_Directions for this task_
Leave out the images and repeat the listing below without a single change.

_Dataset content_
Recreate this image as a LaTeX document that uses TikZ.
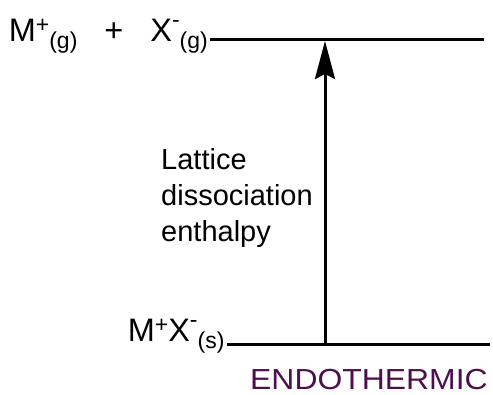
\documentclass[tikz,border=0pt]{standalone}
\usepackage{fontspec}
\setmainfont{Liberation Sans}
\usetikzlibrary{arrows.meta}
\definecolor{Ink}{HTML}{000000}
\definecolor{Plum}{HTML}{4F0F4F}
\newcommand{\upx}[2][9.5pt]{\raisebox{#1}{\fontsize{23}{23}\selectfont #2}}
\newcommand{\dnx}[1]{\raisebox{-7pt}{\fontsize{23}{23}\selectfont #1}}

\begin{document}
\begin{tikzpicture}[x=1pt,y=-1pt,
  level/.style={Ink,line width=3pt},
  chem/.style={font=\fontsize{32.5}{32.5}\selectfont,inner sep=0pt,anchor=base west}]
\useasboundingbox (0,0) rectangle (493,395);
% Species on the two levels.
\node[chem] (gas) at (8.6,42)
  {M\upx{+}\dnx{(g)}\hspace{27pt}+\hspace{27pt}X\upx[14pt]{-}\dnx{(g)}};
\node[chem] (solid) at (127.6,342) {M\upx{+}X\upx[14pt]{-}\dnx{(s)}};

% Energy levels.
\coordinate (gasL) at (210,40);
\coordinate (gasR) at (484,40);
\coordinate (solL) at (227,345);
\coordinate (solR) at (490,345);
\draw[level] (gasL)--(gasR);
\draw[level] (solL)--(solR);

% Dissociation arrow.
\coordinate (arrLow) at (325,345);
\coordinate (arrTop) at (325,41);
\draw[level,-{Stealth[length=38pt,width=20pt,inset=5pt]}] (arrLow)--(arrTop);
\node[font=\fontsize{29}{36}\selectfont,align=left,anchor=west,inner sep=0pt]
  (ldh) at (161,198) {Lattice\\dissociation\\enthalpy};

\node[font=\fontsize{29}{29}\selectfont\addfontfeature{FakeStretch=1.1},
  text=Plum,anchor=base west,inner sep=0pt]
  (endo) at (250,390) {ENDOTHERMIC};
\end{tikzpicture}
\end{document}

_Problem solution_
Recreate this image as a LaTeX document that uses TikZ.
\documentclass[tikz,border=0pt]{standalone}
\usepackage{fontspec}
\setmainfont{Liberation Sans}
\usetikzlibrary{arrows.meta}
\definecolor{Ink}{HTML}{000000}
\definecolor{Plum}{HTML}{4F0F4F}
\newcommand{\upx}[2][9.5pt]{\raisebox{#1}{\fontsize{23}{23}\selectfont #2}}
\newcommand{\dnx}[1]{\raisebox{-7pt}{\fontsize{23}{23}\selectfont #1}}

\begin{document}
\begin{tikzpicture}[x=1pt,y=-1pt,
  level/.style={Ink,line width=3pt},
  chem/.style={font=\fontsize{32.5}{32.5}\selectfont,inner sep=0pt,anchor=base west}]
\useasboundingbox (0,0) rectangle (493,395);
% Species on the two levels.
\node[chem] (gas) at (8.6,42)
  {M\upx{+}\dnx{(g)}\hspace{27pt}+\hspace{27pt}X\upx[14pt]{-}\dnx{(g)}};
\node[chem] (solid) at (127.6,342) {M\upx{+}X\upx[14pt]{-}\dnx{(s)}};

% Energy levels.
\coordinate (gasL) at (210,40);
\coordinate (gasR) at (484,40);
\coordinate (solL) at (227,345);
\coordinate (solR) at (490,345);
\draw[level] (gasL)--(gasR);
\draw[level] (solL)--(solR);

% Dissociation arrow.
\coordinate (arrLow) at (325,345);
\coordinate (arrTop) at (325,41);
\draw[level,-{Stealth[length=38pt,width=20pt,inset=5pt]}] (arrLow)--(arrTop);
\node[font=\fontsize{29}{36}\selectfont,align=left,anchor=west,inner sep=0pt]
  (ldh) at (161,198) {Lattice\\dissociation\\enthalpy};

\node[font=\fontsize{29}{29}\selectfont\addfontfeature{FakeStretch=1.1},
  text=Plum,anchor=base west,inner sep=0pt]
  (endo) at (250,390) {ENDOTHERMIC};
\end{tikzpicture}
\end{document}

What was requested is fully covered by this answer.